Sadly, I will not be climbing Mt. Fuji tomorrow as originally planned due to weather issues. However, now we get to do something else really exciting that was not planned! On a happy note, in the past 24 hours I have found not one, but two items that I have been looking for. The first is a delicious aloe/white grape drink that I discovered while playing soda-lottery from a Japanese vending machine (they’re everywhere), which I have not been able to find again. I found this same very yummy beverage last night, sort of like a birthday present to me from Japan. The second is quite exciting, as I have been looking for this item for about 4 years… in 2005 while I was in Australia, I enjoyed this outstanding pear-caramel gelato. The texture of this frozen treat was unreal, it perfectly captured pear – texture and all – and the fresh caramel was a delicious addition. Since then, I have been searching high and low for pear gelato or sorbet, at gelato shops, grocery stores, fine food venues everywhere – but have never found it. I’ve even tried making it myself. It was not the same.
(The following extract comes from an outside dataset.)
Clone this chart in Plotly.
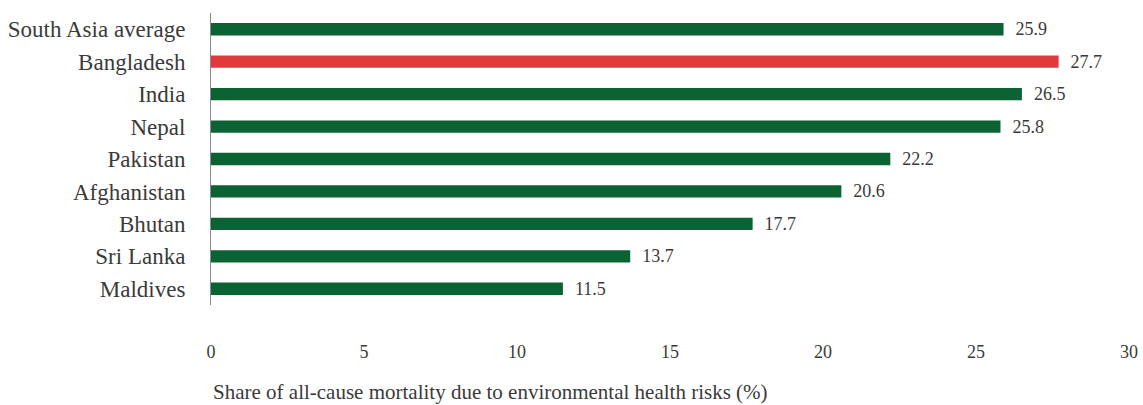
import plotly.graph_objects as go

countries = ["South Asia average", "Bangladesh", "India", "Nepal", "Pakistan",
             "Afghanistan", "Bhutan", "Sri Lanka", "Maldives"]
shares = [25.9, 27.7, 26.5, 25.8, 22.2, 20.6, 17.7, 13.7, 11.5]
x_ticks = [0, 5, 10, 15, 20, 25, 30]

GREEN = "#0b6232"
RED = "#e2393b"
bar_colors = [RED if c == "Bangladesh" else GREEN for c in countries]

FONT = "Liberation Serif"
TEXT = "#3a3a3a"

fig = go.Figure(go.Bar(
    x=shares,
    y=countries,
    orientation="h",
    marker=dict(color=bar_colors, line=dict(width=0)),
    width=0.38,
    texttemplate="  %{x:.1f}",
    textposition="outside",
    constraintext="none",
    cliponaxis=False,
    textfont=dict(family=FONT, size=18, color=TEXT),
))

fig.update_layout(
    width=1143, height=405,
    margin=dict(l=211, r=14, t=13, b=100, autoexpand=False),
    paper_bgcolor="white",
    plot_bgcolor="white",
    showlegend=False,
    font=dict(family=FONT, size=17, color=TEXT),
    xaxis=dict(
        range=[0, 30],
        tickvals=x_ticks,
        ticktext=[str(t) for t in x_ticks],
        showgrid=False,
        zeroline=False,
        showline=False,
        ticks="",
        automargin=False,
        ticklabelstandoff=34,
        tickfont=dict(family=FONT, size=18, color=TEXT),
    ),
    yaxis=dict(
        categoryorder="array",
        categoryarray=countries[::-1],
        showgrid=False,
        zeroline=False,
        showline=True,
        linecolor="#8a8a8a",
        linewidth=1,
        ticks="",
        automargin=False,
        ticklabelstandoff=20,
        tickfont=dict(family=FONT, size=23, color=TEXT),
    ),
    annotations=[dict(
        text="Share of all-cause mortality due to environmental health risks (%)",
        xref="paper", yref="paper",
        x=0, y=-0.345,
        xanchor="left", yanchor="bottom",
        showarrow=False,
        font=dict(family=FONT, size=21, color=TEXT),
    )],
)

fig.write_html("out.html")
Today, while trying to decode Japanese to find vanilla ice cream at the grocery store, I did a double take. I saw a frozen Hagen Dazs container with a photo of a pear on it. Could this be the coveted pear sorbet? I swiftly purchased the items and anxiously tasted the pear-pictured treat… and success! Indeed, it is pear sorbet, with the same texture that I had been longing for since 2005. I? Officially love Japan.


2 Responses to “The soundtrack to my life”

  1. TGD said

    Bring me back a Geisha as a souvenier.. HAWWWWWWWWW

  2. TGD said

    Vacation almost AALLLLLLLLLLL GOOOOOOOOONE But you knew that.